▸ Exercise task
Write out the data again exactly, skipping every picture.

— Start of Given information —

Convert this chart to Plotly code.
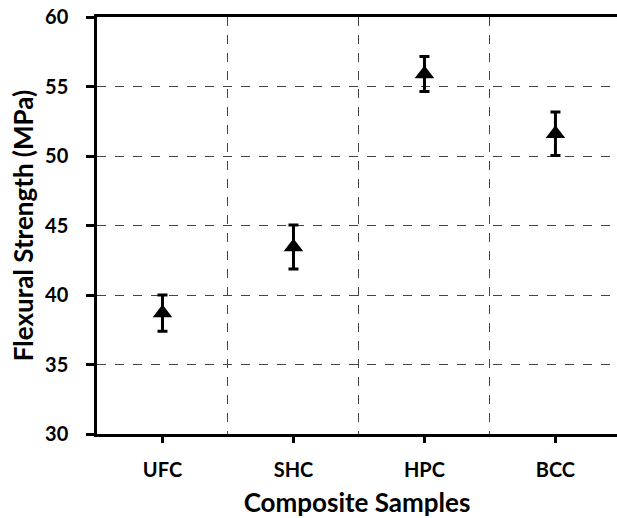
import plotly.graph_objects as go

categories = ["UFC", "SHC", "HPC", "BCC"]
strength = [38.7, 43.45, 55.9, 51.6]
error = [1.3, 1.58, 1.26, 1.56]
y_ticks = [30, 35, 40, 45, 50, 55, 60]

xpos = list(range(len(categories)))

fig = go.Figure()
fig.add_trace(go.Scatter(
    x=xpos, y=strength, mode="markers",
    marker=dict(symbol="triangle-up", size=17, color="black"),
    error_y=dict(type="data", array=error, visible=True, color="black", thickness=3, width=5),
    showlegend=False,
))

font_family = "Lato, Open Sans, Liberation Sans, Arial"
fig.update_layout(
    width=617, height=518, autosize=False,
    margin=dict(l=97, r=0, t=17, b=84),
    plot_bgcolor="white", paper_bgcolor="white",
    font=dict(family=font_family, color="black"),
    xaxis=dict(
        range=[-0.5, 3.47],
        tickvals=xpos, ticktext=categories,
        tickfont=dict(size=20, family=font_family, weight=700),
        ticks="outside", ticklen=6, tickwidth=2.5, tickcolor="black",
        ticklabelstandoff=10,
        showgrid=False, zeroline=False,
        showline=True, linecolor="black", linewidth=2.5, mirror=True,
        minor=dict(tickvals=[0.5, 1.5, 2.5], showgrid=True, gridcolor="#444444",
                   griddash="dash", gridwidth=1, ticks=""),
        title=dict(text="Composite Samples", font=dict(size=26, family=font_family, weight=700), standoff=15),
    ),
    yaxis=dict(
        range=[30, 60], tickvals=y_ticks,
        tickfont=dict(size=20, family=font_family, weight=700),
        ticks="outside", ticklen=8, tickwidth=2.5, tickcolor="black",
        ticklabelstandoff=14,
        showgrid=True, gridcolor="#444444", griddash="dash", gridwidth=1,
        zeroline=False,
        showline=True, linecolor="black", linewidth=2.5,
        title=dict(text="Flexural Strength (MPa)", font=dict(size=26, family=font_family, weight=700), standoff=4),
    ),
)

post = ("document.body.style.margin='0';document.body.style.overflow='hidden';"
        "Plotly.Plots.resize(document.getElementById('{plot_id}'));")
fig.write_html("out.html", post_script=post, default_width="617px", default_height="518px",
               config={"displayModeBar": False})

— End of Given information —

▸ Written solution
Convert this chart to Plotly code.
import plotly.graph_objects as go

categories = ["UFC", "SHC", "HPC", "BCC"]
strength = [38.7, 43.45, 55.9, 51.6]
error = [1.3, 1.58, 1.26, 1.56]
y_ticks = [30, 35, 40, 45, 50, 55, 60]

xpos = list(range(len(categories)))

fig = go.Figure()
fig.add_trace(go.Scatter(
    x=xpos, y=strength, mode="markers",
    marker=dict(symbol="triangle-up", size=17, color="black"),
    error_y=dict(type="data", array=error, visible=True, color="black", thickness=3, width=5),
    showlegend=False,
))

font_family = "Lato, Open Sans, Liberation Sans, Arial"
fig.update_layout(
    width=617, height=518, autosize=False,
    margin=dict(l=97, r=0, t=17, b=84),
    plot_bgcolor="white", paper_bgcolor="white",
    font=dict(family=font_family, color="black"),
    xaxis=dict(
        range=[-0.5, 3.47],
        tickvals=xpos, ticktext=categories,
        tickfont=dict(size=20, family=font_family, weight=700),
        ticks="outside", ticklen=6, tickwidth=2.5, tickcolor="black",
        ticklabelstandoff=10,
        showgrid=False, zeroline=False,
        showline=True, linecolor="black", linewidth=2.5, mirror=True,
        minor=dict(tickvals=[0.5, 1.5, 2.5], showgrid=True, gridcolor="#444444",
                   griddash="dash", gridwidth=1, ticks=""),
        title=dict(text="Composite Samples", font=dict(size=26, family=font_family, weight=700), standoff=15),
    ),
    yaxis=dict(
        range=[30, 60], tickvals=y_ticks,
        tickfont=dict(size=20, family=font_family, weight=700),
        ticks="outside", ticklen=8, tickwidth=2.5, tickcolor="black",
        ticklabelstandoff=14,
        showgrid=True, gridcolor="#444444", griddash="dash", gridwidth=1,
        zeroline=False,
        showline=True, linecolor="black", linewidth=2.5,
        title=dict(text="Flexural Strength (MPa)", font=dict(size=26, family=font_family, weight=700), standoff=4),
    ),
)

post = ("document.body.style.margin='0';document.body.style.overflow='hidden';"
        "Plotly.Plots.resize(document.getElementById('{plot_id}'));")
fig.write_html("out.html", post_script=post, default_width="617px", default_height="518px",
               config={"displayModeBar": False})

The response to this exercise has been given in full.